In hospitality, pricing adjustments work best when they’re targeted rather than across the board. Small, regular increases are less noticeable than one large jump. Two 4% adjustments spread across your menu over six months are easier for customers to absorb than a single 8% round.

Focus increases on premium items where customers already expect value: specialty coffee, signature dishes, anything with a story or perceived scarcity. For example, with coffee bean prices surging globally after poor harvests in Brazil and Vietnam, customers are already primed to accept that a good cup costs more. Stats NZ data shows the price of a takeaway coffee rose $0.32 over the past year, and is now $1.12 higher than five years ago.

Where you place your dishes on the menu matters as much as the prices themselves. A premium dish at $42 makes the $28 option feel like a reasonable choice. A $7.50 single-origin pour-over makes the $6 flat white feel like good value.

Customers notice price changes whether you flag them or not, so be upfront about it.

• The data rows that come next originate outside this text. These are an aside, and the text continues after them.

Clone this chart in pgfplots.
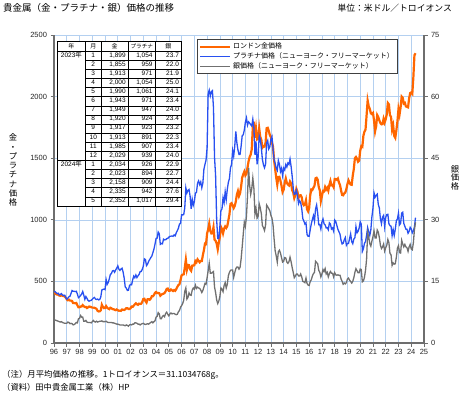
\documentclass[border=0pt]{standalone}
\usepackage{pgfplots}
\pgfplotsset{compat=1.18}
\usepackage{pgfplotstable}
\usepackage{array}
\usepackage{fontspec}
\setmainfont{Liberation Sans}
\newfontfamily\jp{Noto Sans CJK JP}
\definecolor{goldc}{RGB}{255,102,0}
\definecolor{platc}{RGB}{40,80,240}
\definecolor{silverc}{RGB}{112,112,112}
\definecolor{gridblue}{RGB}{180,208,240}
\definecolor{axisgrey}{RGB}{110,110,110}
\pgfplotstableread{
g p s
399 416 5.5
405 418 5.6
396 408 5.5
393 400 5.4
392 404 5.3
385 390 5.2
383 395 5.1
388 401 5.2
383 389 5.0
381 386 4.9
378 388 4.8
369 371 4.8
355 356 4.8
347 364 5.1
352 375 5.0
344 379 4.7
344 402 4.8
341 426 4.7
324 420 4.4
324 420 4.5
323 417 4.7
325 420 5.0
306 397 4.9
289 368 5.9
289 375 6.0
297 386 6.7
296 397 6.3
308 418 6.3
299 389 5.3
292 354 5.3
293 377 5.5
284 363 5.1
289 346 5.0
296 339 5.0
294 344 5.0
291 346 4.9
287 355 5.2
287 364 5.5
286 370 5.2
282 357 5.1
277 353 5.3
261 357 5.1
256 350 5.2
257 353 5.3
265 373 5.3
311 430 5.4
293 435 5.2
283 438 5.2
284 433 5.2
300 515 5.3
286 476 5.1
280 491 5.0
275 521 5.0
286 556 5.0
282 564 5.0
275 585 4.9
274 588 4.9
270 574 4.8
266 593 4.7
272 607 4.6
266 626 4.6
262 600 4.5
263 589 4.4
261 600 4.4
272 607 4.4
270 576 4.4
268 527 4.3
273 455 4.2
283 445 4.4
283 427 4.3
276 428 4.1
276 466 4.4
282 475 4.5
296 472 4.4
294 513 4.6
303 543 4.6
314 530 4.9
322 552 4.9
314 531 4.8
310 545 4.6
319 556 4.6
317 579 4.4
319 580 4.6
333 597 4.7
357 624 4.8
359 683 4.6
340 677 4.5
328 628 4.6
355 640 4.7
356 663 4.6
351 677 4.8
360 693 5.0
379 705 5.2
379 733 4.9
390 762 5.2
407 802 5.4
414 849 6.3
405 851 6.5
406 901 7.4
404 887 7.1
384 801 5.9
392 808 5.9
398 805 6.5
400 843 6.7
406 837 6.4
420 838 7.2
439 847 7.5
442 849 7.0
424 858 6.6
424 866 7.1
434 867 7.3
428 869 7.1
422 866 7.2
430 878 7.2
424 870 7.0
438 895 6.9
456 912 7.0
470 931 7.6
476 965 7.9
510 971 8.7
549 1040 9.1
555 1040 9.6
557 1042 10.4
610 1097 12.6
676 1260 13.4
596 1218 10.7
633 1239 11.1
632 1246 12.2
598 1192 11.7
586 1090 11.6
628 1167 12.9
629 1118 13.4
631 1147 13.1
665 1217 14.1
655 1222 13.3
679 1297 13.6
667 1316 13.4
655 1286 13.3
665 1307 12.9
665 1260 12.3
712 1298 12.8
754 1411 13.6
806 1450 14.5
803 1484 14.3
889 1587 15.9
922 2024 17.6
968 2053 19.4
910 2005 17.0
889 2040 17.0
890 2048 17.2
939 1910 17.4
839 1506 13.6
830 1357 12.3
806 1000 10.5
760 848 9.6
816 847 10.2
859 943 11.3
943 1075 13.4
925 1088 13.1
890 1180 12.5
928 1140 14.0
946 1228 14.7
934 1163 13.4
949 1248 14.3
996 1304 16.4
1043 1335 17.2
1128 1423 17.7
1135 1448 17.8
1118 1562 17.8
1096 1516 16.0
1113 1598 17.1
1148 1717 18.1
1205 1626 18.5
1233 1568 18.5
1193 1530 18.0
1215 1531 18.4
1271 1597 20.5
1343 1683 23.4
1370 1690 26.5
1391 1728 29.4
1360 1791 28.4
1374 1827 30.8
1424 1768 35.8
1474 1795 42.7
1510 1785 38.4
1529 1772 36.2
1573 1761 37.6
1756 1817 40.2
1771 1748 37.7
1665 1527 31.4
1739 1636 32.8
1652 1450 30.4
1656 1509 30.9
1742 1682 33.9
1673 1656 32.9
1650 1585 31.5
1585 1490 28.6
1596 1446 28.1
1594 1422 27.4
1626 1452 28.7
1744 1625 33.6
1747 1644 33.2
1722 1575 32.7
1688 1593 32.2
1670 1653 31.1
1628 1676 30.4
1592 1578 28.8
1485 1489 25.4
1414 1458 22.5
1343 1420 21.2
1286 1401 19.7
1347 1482 22.2
1349 1451 22.6
1317 1391 21.9
1275 1418 20.8
1225 1359 19.7
1244 1419 19.9
1300 1404 20.8
1336 1449 20.7
1299 1429 19.7
1287 1461 19.4
1279 1449 19.8
1311 1493 20.9
1296 1433 19.8
1239 1355 18.4
1222 1259 17.2
1176 1207 15.9
1201 1210 16.3
1251 1241 16.8
1227 1196 16.8
1179 1131 16.3
1198 1155 16.3
1199 1140 16.8
1182 1092 16.1
1131 1010 15.0
1118 990 14.9
1125 965 14.7
1159 976 15.8
1086 880 14.5
1068 866 14.1
1097 867 14.0
1200 920 15.0
1246 967 15.4
1242 1002 16.3
1260 1034 16.9
1276 988 17.2
1337 1088 19.9
1341 1120 19.6
1326 1054 19.3
1267 960 17.7
1239 961 17.2
1152 925 16.1
1192 982 16.8
1234 1007 17.9
1231 968 17.4
1266 959 18.1
1246 934 16.8
1260 937 17.2
1236 919 16.1
1283 975 16.9
1315 965 17.4
1280 925 17.0
1283 934 17.0
1265 908 16.1
1331 998 17.1
1331 987 16.6
1325 956 16.5
1335 923 16.6
1303 903 16.5
1282 884 16.5
1238 832 15.6
1202 804 15.0
1199 810 14.3
1215 837 14.6
1221 856 14.4
1250 793 14.7
1291 808 15.6
1320 808 15.8
1301 848 15.3
1286 886 15.0
1284 822 14.6
1359 806 15.0
1413 843 15.9
1500 855 17.2
1510 944 18.1
1495 894 17.6
1471 907 17.1
1480 933 17.1
1560 984 18.0
1597 965 17.9
1592 743 14.9
1683 764 15.1
1716 809 16.0
1732 823 17.7
1847 874 20.4
1968 937 26.9
1922 903 25.8
1901 873 24.2
1866 918 23.6
1858 1024 24.8
1867 1094 25.9
1808 1218 27.3
1718 1183 25.6
1760 1198 25.6
1850 1208 27.5
1834 1125 27.0
1807 1096 25.7
1785 1009 23.8
1775 968 23.0
1777 1022 23.4
1820 1036 24.1
1790 945 22.4
1817 1021 23.2
1856 1042 23.8
1948 1045 25.2
1937 968 24.4
1849 952 21.8
1836 948 21.5
1733 871 18.9
1766 920 19.5
1681 873 19.2
1665 923 19.3
1726 993 20.9
1798 1007 23.1
1899 1054 23.7
1855 959 22.0
1913 971 21.9
2000 1054 25.0
1990 1061 24.1
1943 971 23.4
1949 947 24.0
1920 924 23.4
1917 923 23.2
1913 891 22.3
1985 907 23.4
2029 939 24.0
2034 926 22.9
2023 894 22.7
2158 909 24.4
2335 942 27.6
2352 1017 29.4
}\data
\begin{document}
\begin{tikzpicture}[x=1pt,y=1pt]
\path[use as bounding box] (0,0) rectangle (474,394);
\begin{axis}[
  at={(54pt,51pt)}, anchor=south west,
  width=370pt, height=308pt, scale only axis,
  xmin=0, xmax=29, ymin=0, ymax=2500,
  xtick={0,...,29},
  xticklabels={96,97,98,99,00,01,02,03,04,05,06,07,08,09,10,11,12,13,14,15,16,17,18,19,20,21,22,23,24,25},
  ytick={0,500,...,2500},
  axis x line*=bottom, axis y line*=left,
  grid=major, grid style={gridblue, line width=0.6pt},
  tick align=outside, major tick length=3.5pt,
  tick style={axisgrey, line width=0.7pt},
  axis line style={-, axisgrey, line width=1.3pt},
  ticklabel style={font=\fontsize{7.5}{9}\selectfont, text=black!85},
  xticklabel style={yshift=1pt},
  /pgf/number format/assume math mode=true,
  /pgf/number format/1000 sep={},
]
\addplot[goldc, line width=2.2pt] table[x expr=\coordindex/12, y=g] {\data};
\addplot[platc, line width=1.3pt] table[x expr=\coordindex/12, y=p] {\data};
\end{axis}
\begin{axis}[
  at={(54pt,51pt)}, anchor=south west,
  width=370pt, height=308pt, scale only axis,
  xmin=0, xmax=29, ymin=0, ymax=75,
  ytick={0,15,...,75},
  axis x line=none, axis y line*=right,
  tick align=outside, major tick length=3.5pt,
  tick style={axisgrey, line width=0.7pt},
  axis line style={-, axisgrey, line width=1.3pt},
  ticklabel style={font=\fontsize{7.5}{9}\selectfont, text=black!85},
  /pgf/number format/assume math mode=true,
  legend style={at={(rel axis cs:0.3865,0.987)}, anchor=north west,
    draw=black!75, line width=0.8pt, fill=white,
    font=\jp\fontsize{7}{8}\selectfont, inner sep=1.5pt, row sep=-1.5pt},
  legend cell align=left,
  legend image code/.code={\draw[#1] (0pt,0pt) -- (30pt,0pt);},
]
\addlegendimage{goldc, line width=2.2pt}
\addlegendentry{ロンドン金価格}
\addlegendimage{platc, line width=1.3pt}
\addlegendentry{プラチナ価格（ニューヨーク・フリーマーケット）}
\addplot[silverc, line width=1.3pt] table[x expr=\coordindex/12, y=s] {\data};
\addlegendentry{銀価格（ニューヨーク・フリーマーケット）}
\end{axis}
\node[anchor=north west, inner sep=0pt, fill=white] at (57,353) {%
\fontsize{6.5}{9.05}\selectfont
\setlength\tabcolsep{2.2pt}\setlength\arrayrulewidth{0.5pt}%
\begin{tabular}{|w{c}{23pt}|w{c}{11pt}|w{r}{22pt}|w{r}{21.5pt}|w{r}{21pt}|}
\hline
{\jp\fontsize{6}{9.05}\selectfont 年} & {\jp\fontsize{6}{9.05}\selectfont 月} & \multicolumn{1}{c|}{\jp\fontsize{6}{9.05}\selectfont 金} & \multicolumn{1}{c|}{\jp\fontsize{5.6}{9.05}\selectfont プラチナ} & \multicolumn{1}{c|}{\jp\fontsize{6}{9.05}\selectfont 銀}\\ \hline
2023{\jp 年} & 1 & 1,899 & 1,054 & 23.7\\ \cline{2-5}
 & 2 & 1,855 & 959 & 22.0\\ \cline{2-5}
 & 3 & 1,913 & 971 & 21.9\\ \cline{2-5}
 & 4 & 2,000 & 1,054 & 25.0\\ \cline{2-5}
 & 5 & 1,990 & 1,061 & 24.1\\ \cline{2-5}
 & 6 & 1,943 & 971 & 23.4\\ \cline{2-5}
 & 7 & 1,949 & 947 & 24.0\\ \cline{2-5}
 & 8 & 1,920 & 924 & 23.4\\ \cline{2-5}
 & 9 & 1,917 & 923 & 23.2\\ \cline{2-5}
 & 10 & 1,913 & 891 & 22.3\\ \cline{2-5}
 & 11 & 1,985 & 907 & 23.4\\ \cline{2-5}
 & 12 & 2,029 & 939 & 24.0\\ \hline
2024{\jp 年} & 1 & 2,034 & 926 & 22.9\\ \cline{2-5}
 & 2 & 2,023 & 894 & 22.7\\ \cline{2-5}
 & 3 & 2,158 & 909 & 24.4\\ \cline{2-5}
 & 4 & 2,335 & 942 & 27.6\\ \cline{2-5}
 & 5 & 2,352 & 1,017 & 29.4\\ \hline
\end{tabular}};
\node[anchor=west, inner sep=0pt, font=\jp\fontsize{9.5}{11}\selectfont] at (3,386) {貴金属（金・プラチナ・銀）価格の推移};
\node[anchor=east, inner sep=0pt, font=\jp\fontsize{8.8}{10}\selectfont] at (452,386) {単位：米ドル／トロイオンス};
\node[align=center, inner sep=0pt, font=\jp\fontsize{8.3}{9.25}\selectfont] at (13,224) {金\\・\\プ\\ラ\\チ\\ナ\\価\\格};
\node[align=center, inner sep=0pt, font=\jp\fontsize{8.3}{8.6}\selectfont] at (455,216.5) {銀\\価\\格};
\node[anchor=west, inner sep=0pt, font=\jp\fontsize{8.4}{10}\selectfont] at (2,19.5) {（注）月平均価格の推移。1トロイオンス＝31.1034768g。};
\node[anchor=west, inner sep=0pt, font=\jp\fontsize{8.3}{10}\selectfont] at (2,7) {（資料）田中貴金属工業（株）HP};
\end{tikzpicture}
\end{document}
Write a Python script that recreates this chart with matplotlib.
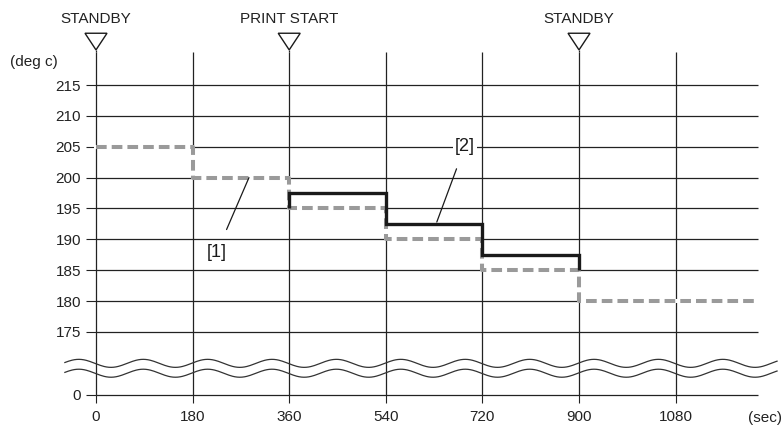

A brief, honest explanation on a menu insert or from front-of-house staff builds more trust than hoping nobody will look too closely.

For more pricing strategies, read our guide on 9 strategies to protect your profit margins right now.

Line up funding before you need it

Hospitality cash flow is lumpy by nature, and the right funding can smooth it out.

A business line of credit can cover stock purchases ahead of a busy period, bridge a slow month or fund equipment that reduces ongoing costs. You draw what you need, when you need it, and only pay interest on what you use. A small business loan suits a larger one-off investment, like a kitchen fit-out or a piece of equipment that qualifies for the low-value asset write-off or the Investment Boost.

The operators who manage through stretches like this tend to be the ones who arranged their options before things got tight.